The adhesive compositions are reportedly particularly useful in structural and semi-structural applications such as speaker magnets, metal-metal bonding, (automotive) glass-metal bonding, glass-glass bonding, circuit board component bonding, selected plastic to metal, glass, wood, etc. bonding, and electric motor magnets. Those plastics that may be bonded are not further described.
U.S. Pat. No. 4,043,982 (O'Sullivan et al.) describes a composition useful as an adhesive and which includes an acyl or silyl peroxide-type polymerization initiator (generally dissolved in a volatile solvent), a polymerizable acrylate-isocyanate monomer or oligomer, and an aryl amine polymerization initiator. The polymerizable acrylate-isocyanate monomer is the reaction product of an organic polyisocyanate with a polymerizable acrylate ester having a hydroxy or a primary or secondary amino group in the alcoholic moiety.
U.S. Pat. No. 4,721,751 (Schappert et al.) describes polyurea-polyurethane acrylate dispersions which are reportedly useful as adhesives and sealants. The materials can be prepared by reacting a polyisocyanate with a polyfunctional amine in the presence of a polyol, an ethylenically unsaturated diluent free of active hydrogens, and an active hydrogen containing polymerizable ethylenically unsaturated compound.

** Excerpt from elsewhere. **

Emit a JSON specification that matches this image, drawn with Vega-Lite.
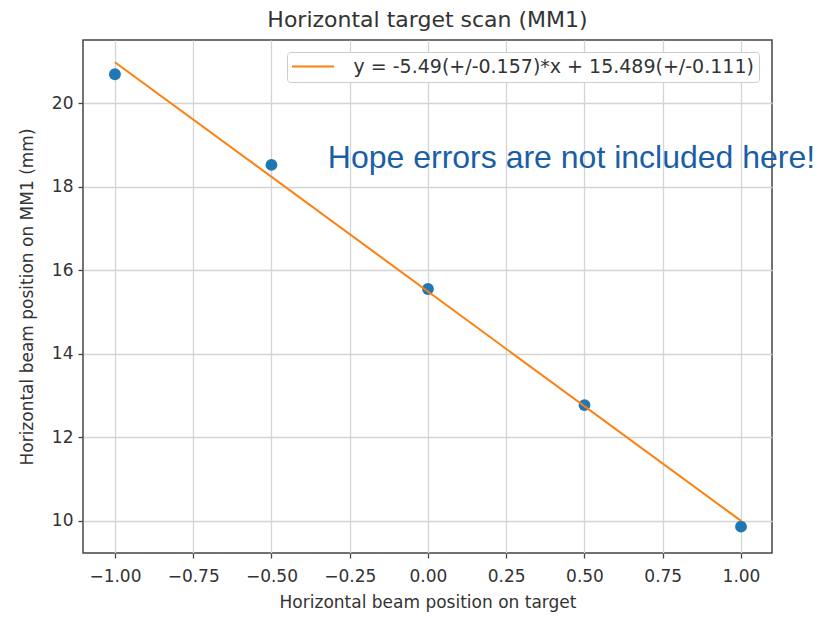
{
  "$schema": "https://vega.github.io/schema/vega-lite/v6.json",
  "autosize": "none",
  "width": 689,
  "height": 513,
  "padding": {"left": 83, "top": 40, "right": 46, "bottom": 64},
  "background": "white",
  "title": {"text": "Horizontal target scan (MM1)", "font": "DejaVu Sans", "fontSize": 22, "fontWeight": "normal", "color": "#333333", "offset": 8},
  "config": {
    "view": {"stroke": "#444444", "strokeWidth": 1.5},
    "axis": {"labelFont": "DejaVu Sans", "titleFont": "DejaVu Sans", "labelFontSize": 17, "titleFontSize": 17, "titleFontWeight": "normal", "labelColor": "#333333", "titleColor": "#333333", "gridColor": "#d4d4d4", "gridWidth": 1.3, "tickColor": "#444444", "tickSize": 5, "tickWidth": 1.3, "domain": false, "labelPadding": 5}
  },
  "layer": [
    {
      "data": {"values": [
        {"x": -1.0, "y": 20.69},
        {"x": -0.5, "y": 18.52},
        {"x": 0.0, "y": 15.55},
        {"x": 0.5, "y": 12.77},
        {"x": 1.0, "y": 9.86}
      ]},
      "mark": {"type": "point", "filled": true, "size": 140, "color": "#1f77b4", "opacity": 1},
      "encoding": {
        "x": {"field": "x", "type": "quantitative", "scale": {"domain": [-1.102, 1.099], "nice": false, "zero": false},
          "axis": {"values": [-1, -0.75, -0.5, -0.25, 0, 0.25, 0.5, 0.75, 1], "format": ".2f", "title": "Horizontal beam position on target", "labelPadding": 10, "titlePadding": 10}},
        "y": {"field": "y", "type": "quantitative", "scale": {"domain": [9.23, 21.51], "nice": false, "zero": false},
          "axis": {"values": [10, 12, 14, 16, 18, 20], "title": "Horizontal beam position on MM1 (mm)", "titlePadding": 15}}
      }
    },
    {
      "data": {"values": [
        {"x": -1.0, "y": 20.979, "label": "y = -5.49(+/-0.157)*x + 15.489(+/-0.111)"},
        {"x": 1.0, "y": 9.999, "label": "y = -5.49(+/-0.157)*x + 15.489(+/-0.111)"}
      ]},
      "mark": {"type": "line", "strokeWidth": 2},
      "encoding": {
        "x": {"field": "x", "type": "quantitative"},
        "y": {"field": "y", "type": "quantitative"},
        "color": {"field": "label", "type": "nominal", "scale": {"range": ["#ff7f0e"]},
          "legend": {"title": null, "orient": "none", "legendX": 204, "legendY": 12, "symbolType": "M-2.625,0H2.625", "symbolSize": 256, "symbolOffset": 11.5, "symbolStrokeWidth": 2, "labelFont": "DejaVu Sans", "labelFontSize": 19, "labelLimit": 0, "labelColor": "#333333", "strokeColor": "#cccccc", "fillColor": "white", "padding": 5, "cornerRadius": 3, "labelOffset": 31}}
      }
    },
    {
      "data": {"values": [{"x": -0.32, "y": 18.68, "t": "Hope errors are not included here!"}]},
      "mark": {"type": "text", "align": "left", "baseline": "middle", "font": "Liberation Sans", "fontSize": 32, "color": "#1a5fa6", "clip": false},
      "encoding": {
        "x": {"field": "x", "type": "quantitative"},
        "y": {"field": "y", "type": "quantitative"},
        "text": {"field": "t"}
      }
    }
  ]
}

U.S. Pat. No. 4,731,416 (Saunders) describes a polyurethane-type adhesive comprising the reaction product of: (1) a true solution of a (a) copolymer of an .alpha.,.beta.-ethylenically unsaturated carboxylic acid and a hydroxyalkyl ester of an .alpha.,.beta.-ethylenically unsaturated acid in (b) a polyahl having a molecular weight of at least 200; (2) an organic polyisocyanate; and (3) a polyahl chain extender having a molecular weight of less than 200.
U.S. Pat. No. 5,021,507 (Stanley et al.) describes an acrylic modified reactive urethane hot melt adhesive which can be obtained by adding a urethane prepolymer to low molecular weight polymers formed from ethylenically unsaturated monomers which do not contain active hydrogen.